Secondly, Deacon postulates fewer genetic changes than Pinker. Because Pinker does not make use of the expediting force of language/brain coevolution, he must propose a much more complex language acquisition device (LAD). It encodes the principles of Chomsky's Universal Grammar, and its task is to acquire the appropriate parameters. Developmental biology cannot yet tell us whether a LAD of such complexity is possible or not. Given what we know about genetic regulation, postulating such a LAD is less parsimonious than Deacon's postulated biases.
Also, since a Pinkerian LAD would require the evolution of a very complex trait over just three million years, one would expect the genetic load of all these changes to be very high. Given that they had to have been selected simultaneously with other human adaptations, such as bipedalism and the vocal system, the chance of so much simultaneously successful selection is low. Therefore, the LAD is not parsimonious from the point of view of theoretical population biology. Pinker offers an explanation in terms of small selective advantages (he ignores genetic drift), and accuses his opponents of believing what Dawkins calls the "Argument from Personal Incredulity." These arguments betray Pinker's lack of a reasonable evolutionary scenario. Since Deacon explains his biases in terms of the standard learning processes and the preexisting symbolic system, he can offer an allometric explanation, one that does not require too much selective force, and which could more conceivably be governed by genetic regulation.
V.
The learnability problem has been productive in stimulating research, as the work of Elman, Wexler and Culicover, Newport, Deacon and others has shown. It is useful because the formal argument can be characterized as a challenge to theories of learning, rather than a disproof of learning's possibility. In contrast, Pinker's continuity assumption is a poorly founded, relying on a monolithic definition of parsimony and ignoring competing parsimony claims. It should not be used to prop up models of human linguistic competence which are, to say the least, implausible from the evolutionary and neurobiological points of view.
Bibliography
Deacon, Terrence W. (1997). The Symbolic Species. New York: Norton.
Elman, Jeffrey L., E. A. Bates, M. H. Johnson, A. Karmiloff-Smith, D. Parisi, K. Plunkett (1996). Rethinking Innateness: A Connectionist Perspective on Development. Cambridge, MA: MIT Press.
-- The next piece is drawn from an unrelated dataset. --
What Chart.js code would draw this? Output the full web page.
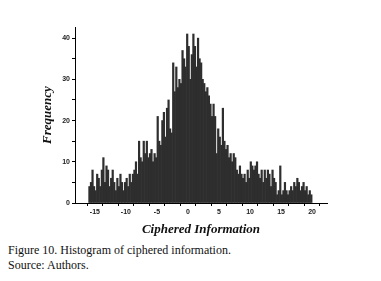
<!DOCTYPE html>
<html>
<head>
<meta charset="utf-8">
<script src="https://cdn.jsdelivr.net/npm/chart.js@4"></script>
<style>
  body { margin: 0; background: #fff; }
  #wrap { position: relative; width: 381px; height: 281px; }
  #box { position: absolute; left: 0; top: 0; width: 381px; height: 240px; }
  .cap { position: absolute; left: 8px; font-family: "Liberation Serif", serif; font-size: 12px; color: #111; }
</style>
</head>
<body>
<div id="wrap">
  <div id="box"><canvas id="histChart"></canvas></div>
  <div class="cap" style="top:243px">Figure 10. Histogram of ciphered information.</div>
  <div class="cap" style="top:258px">Source: Authors.</div>
</div>
<script>
// bins of 0.25 starting at -16
const binStart = -16;
const binWidth = 0.25;
const frequencies = [
  4, 5, 8, 4,     3, 7, 6, 4,     8, 11, 5, 9,    8, 4, 6, 8,
  5, 3, 6, 4,     7, 5, 3, 5,     6, 4, 7, 5,     7, 8, 10, 7,
  15, 11, 10, 15, 12, 15, 11, 12, 13, 10, 12, 11, 21, 15, 14, 20,
  22, 16, 23, 25, 18, 17, 34, 27, 33, 28, 30, 29, 37, 35, 33, 41,
  38, 30, 36, 41, 38, 33, 40, 35, 34, 30, 29, 27, 28, 26, 24, 21,
  24, 21, 12, 18, 16, 14, 23, 15, 13, 14, 11, 12, 10, 12, 11, 8,
  7, 9, 7, 6,     7, 5, 8, 6,     10, 9, 8, 9,    10, 7, 6, 8,
  5, 8, 6, 8,     7, 4, 8, 6,     5, 2, 3, 9,     2, 3, 5, 3,
  2, 3, 4, 3,     5, 4, 6, 5,     3, 4, 5, 3,     4, 2, 3, 2
];
const xTicks = [-17.5, -15, -12.5, -10, -7.5, -5, -2.5, 0, 2.5, 5, 7.5, 10, 12.5, 15, 17.5, 20];
const xLabels = [-15, -10, -5, 0, 5, 10, 15, 20];
const yTicks = [0, 5, 10, 15, 20, 25, 30, 35, 40];
const yLabels = [0, 10, 20, 30, 40];

const puntos = frequencies.map((f, i) => ({ x: binStart + binWidth * (i + 0.5), y: f }));

const fuenteTicks = { family: 'Liberation Sans', size: 7, weight: 'bold' };
const fuenteTitulo = { family: 'Liberation Serif', size: 13, weight: 'bold', style: 'italic' };

const ctx = document.getElementById('histChart').getContext('2d');
new Chart(ctx, {
  type: 'bar',
  data: {
    datasets: [{
      data: puntos,
      backgroundColor: '#2e2e2e',
      borderWidth: 0,
      barPercentage: 1,
      categoryPercentage: 1
    }]
  },
  options: {
    responsive: true,
    maintainAspectRatio: false,
    animation: false,
    layout: { padding: { top: 27, right: 54, left: 0, bottom: 0 } },
    plugins: { legend: { display: false }, tooltip: { enabled: false } },
    scales: {
      x: {
        type: 'linear',
        min: -18.2,
        max: 22.4,
        offset: false,
        afterBuildTicks: (scale) => { scale.ticks = xTicks.map(v => ({ value: v })); },
        afterFit: (scale) => { scale.height = 37; },
        grid: { drawOnChartArea: false, drawTicks: true, tickLength: 3, color: '#000' },
        border: { display: true, color: '#000', width: 1 },
        ticks: {
          autoSkip: false,
          maxRotation: 0,
          padding: 2,
          color: '#222',
          font: fuenteTicks,
          callback: (v) => xLabels.includes(v) ? String(v) : ''
        },
        title: { display: true, text: 'Ciphered Information', color: '#111', font: fuenteTitulo, padding: { top: 4, bottom: 3 } }
      },
      y: {
        min: 0,
        max: 42.7,
        afterBuildTicks: (scale) => { scale.ticks = yTicks.map(v => ({ value: v })); },
        afterFit: (scale) => { scale.width = 75; },
        grid: { drawOnChartArea: false, drawTicks: true, tickLength: 3, color: '#000' },
        border: { display: true, color: '#000', width: 1 },
        ticks: {
          autoSkip: false,
          padding: 2,
          color: '#222',
          font: fuenteTicks,
          callback: (v) => yLabels.includes(v) ? String(v) : ''
        },
        title: { display: true, text: 'Frequency', color: '#111', font: fuenteTitulo, padding: { top: 40, bottom: 0 } }
      }
    }
  }
});
</script>
</body>
</html>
Gold, E. Mark (1967). Language Identification in the Limit. Information and Control 10,447-74.
Pinker, Stephen (1979). Formal models of language learning. Cognition 7:217-283.
Pinker, Stephen (1984). Language Learnability and Language Development. Cambridge, MA: Harvard UP.
Pinker, Stephen and Bloom, Paul. Natural Language and Natural Selection. In The Adapted Mind, eds. J.H. Barkow, L. Cosmides, J. Tooby. Oxford: Oxford UP, pp. 451-493.
Wexler, Kenneth, and Culicover, Peter W. (1980). Formal Principles of Language Acquisition. Cambridge, MA: MIT Press.